(What needs to be done): Transcribe the material word for word, but without the images.

(Data extract):
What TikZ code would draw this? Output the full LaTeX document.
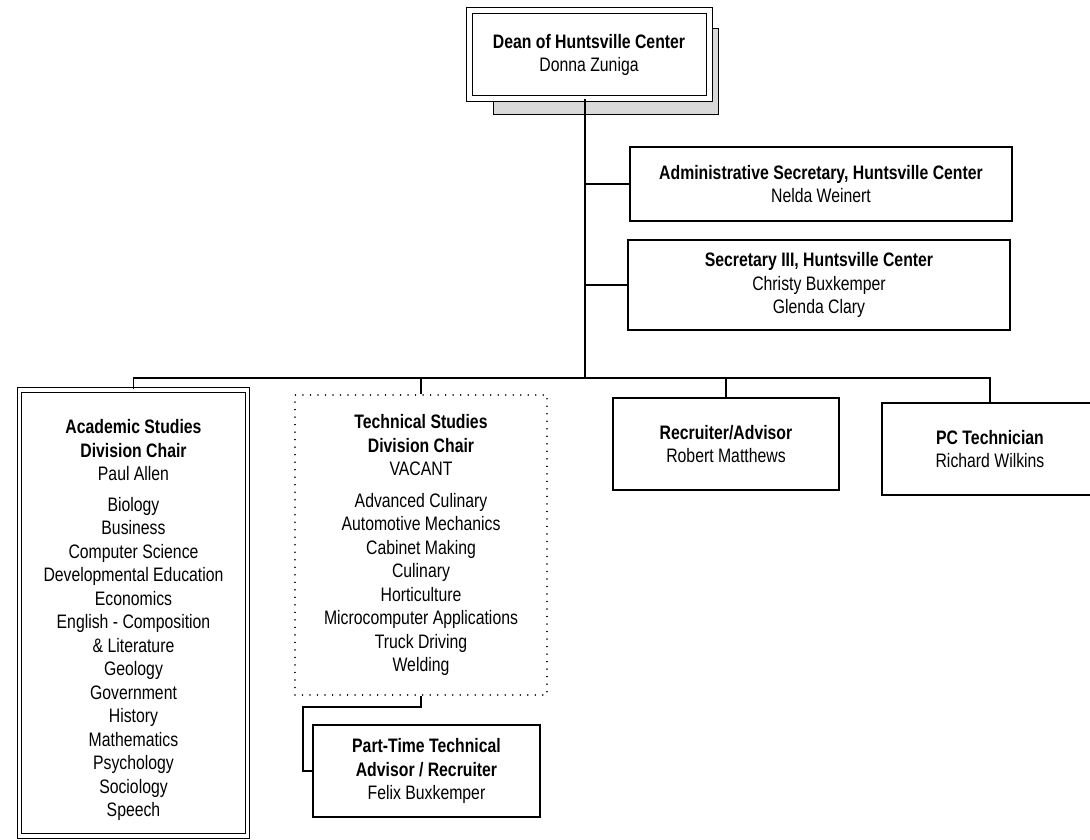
\documentclass[tikz,border=0pt]{standalone}
\usepackage{fontspec}
\setmainfont{Liberation Sans}[FakeStretch=0.81]
\begin{document}
\begin{tikzpicture}[x=1pt,y=-1pt,
  every node/.style={font=\fontsize{19.5}{23.5}\selectfont},
  orgbox/.style={draw, line width=1.2pt, fill=white, align=center, inner sep=0pt},
  dblbox/.style={orgbox, double, double distance=4pt, line width=1pt},
  dotbox/.style={orgbox, line width=1.6pt, dash pattern=on 0.01pt off 7.5pt, line cap=round},
  conn/.style={line width=1.2pt}]
\clip (0,0) rectangle (1090,840);
\fill[white] (0,0) rectangle (1090,840);
% shadow of dean box
\node[draw, line width=0.9pt, fill=gray!30, minimum width=225pt, minimum height=86pt, inner sep=0pt] (shadow) at (605.5,71) {};
\node[orgbox, double, double distance=5pt, line width=1pt, minimum width=240pt, minimum height=88pt] (dean) at (589,55)
  {\textbf{Dean of Huntsville Center}\\Donna Zuniga};
\node[orgbox, minimum width=382pt, minimum height=74pt] (admin) at (821,184)
  {\textbf{Administrative Secretary, Huntsville Center}\\Nelda Weinert};
\node[orgbox, minimum width=382pt, minimum height=90pt] (sec) at (819,285)
  {\textbf{Secretary III, Huntsville Center}\\Christy Buxkemper\\Glenda Clary};
\node[dblbox, double distance=3.5pt, minimum width=228pt, minimum height=446pt] (acad) at (133.5,612.75) {};
\node[align=center, inner sep=0pt] (acadtext) at (133.5,620)
  {\textbf{Academic Studies}\\\textbf{Division Chair}\\Paul Allen\\[7pt]
   Biology\\Business\\Computer Science\\Developmental Education\\Economics\\English - Composition\\\& Literature\\Geology\\Government\\History\\Mathematics\\Psychology\\Sociology\\Speech};
\node[dotbox, minimum width=252pt, minimum height=300pt] (tech) at (421,545)
  {\textbf{Technical Studies}\\\textbf{Division Chair}\\VACANT\\[8pt]
   Advanced Culinary\\Automotive Mechanics\\Cabinet Making\\Culinary\\Horticulture\\Microcomputer Applications\\Truck Driving\\Welding};
\node[orgbox, minimum width=226pt, minimum height=92pt] (rec) at (726,444)
  {\textbf{Recruiter/Advisor}\\Robert Matthews};
\node[orgbox, minimum width=216pt, minimum height=92pt] (pc) at (990,449)
  {\textbf{PC Technician}\\Richard Wilkins};
\node[orgbox, minimum width=227pt, minimum height=92pt] (pt) at (426.5,771)
  {\textbf{Part-Time Technical}\\\textbf{Advisor / Recruiter}\\Felix Buxkemper};
% connectors
\coordinate (bar) at (585,378);
\coordinate (elbow) at (303,707);
\draw[conn] (dean.south -| bar) -- (bar);
\draw[conn] (admin.west) -- (admin.west -| bar);
\draw[conn] (sec.west) -- (sec.west -| bar);
\draw[conn] (acad.north) |- (bar) -| (pc.north);
\draw[conn] (tech.north) -- (tech.north |- bar);
\draw[conn] (rec.north) -- (rec.north |- bar);
\draw[conn] (tech.south) |- (elbow) |- (pt.west);
\end{tikzpicture}
\end{document}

(Completed task):
What TikZ code would draw this? Output the full LaTeX document.
\documentclass[tikz,border=0pt]{standalone}
\usepackage{fontspec}
\setmainfont{Liberation Sans}[FakeStretch=0.81]
\begin{document}
\begin{tikzpicture}[x=1pt,y=-1pt,
  every node/.style={font=\fontsize{19.5}{23.5}\selectfont},
  orgbox/.style={draw, line width=1.2pt, fill=white, align=center, inner sep=0pt},
  dblbox/.style={orgbox, double, double distance=4pt, line width=1pt},
  dotbox/.style={orgbox, line width=1.6pt, dash pattern=on 0.01pt off 7.5pt, line cap=round},
  conn/.style={line width=1.2pt}]
\clip (0,0) rectangle (1090,840);
\fill[white] (0,0) rectangle (1090,840);
% shadow of dean box
\node[draw, line width=0.9pt, fill=gray!30, minimum width=225pt, minimum height=86pt, inner sep=0pt] (shadow) at (605.5,71) {};
\node[orgbox, double, double distance=5pt, line width=1pt, minimum width=240pt, minimum height=88pt] (dean) at (589,55)
  {\textbf{Dean of Huntsville Center}\\Donna Zuniga};
\node[orgbox, minimum width=382pt, minimum height=74pt] (admin) at (821,184)
  {\textbf{Administrative Secretary, Huntsville Center}\\Nelda Weinert};
\node[orgbox, minimum width=382pt, minimum height=90pt] (sec) at (819,285)
  {\textbf{Secretary III, Huntsville Center}\\Christy Buxkemper\\Glenda Clary};
\node[dblbox, double distance=3.5pt, minimum width=228pt, minimum height=446pt] (acad) at (133.5,612.75) {};
\node[align=center, inner sep=0pt] (acadtext) at (133.5,620)
  {\textbf{Academic Studies}\\\textbf{Division Chair}\\Paul Allen\\[7pt]
   Biology\\Business\\Computer Science\\Developmental Education\\Economics\\English - Composition\\\& Literature\\Geology\\Government\\History\\Mathematics\\Psychology\\Sociology\\Speech};
\node[dotbox, minimum width=252pt, minimum height=300pt] (tech) at (421,545)
  {\textbf{Technical Studies}\\\textbf{Division Chair}\\VACANT\\[8pt]
   Advanced Culinary\\Automotive Mechanics\\Cabinet Making\\Culinary\\Horticulture\\Microcomputer Applications\\Truck Driving\\Welding};
\node[orgbox, minimum width=226pt, minimum height=92pt] (rec) at (726,444)
  {\textbf{Recruiter/Advisor}\\Robert Matthews};
\node[orgbox, minimum width=216pt, minimum height=92pt] (pc) at (990,449)
  {\textbf{PC Technician}\\Richard Wilkins};
\node[orgbox, minimum width=227pt, minimum height=92pt] (pt) at (426.5,771)
  {\textbf{Part-Time Technical}\\\textbf{Advisor / Recruiter}\\Felix Buxkemper};
% connectors
\coordinate (bar) at (585,378);
\coordinate (elbow) at (303,707);
\draw[conn] (dean.south -| bar) -- (bar);
\draw[conn] (admin.west) -- (admin.west -| bar);
\draw[conn] (sec.west) -- (sec.west -| bar);
\draw[conn] (acad.north) |- (bar) -| (pc.north);
\draw[conn] (tech.north) -- (tech.north |- bar);
\draw[conn] (rec.north) -- (rec.north |- bar);
\draw[conn] (tech.south) |- (elbow) |- (pt.west);
\end{tikzpicture}
\end{document}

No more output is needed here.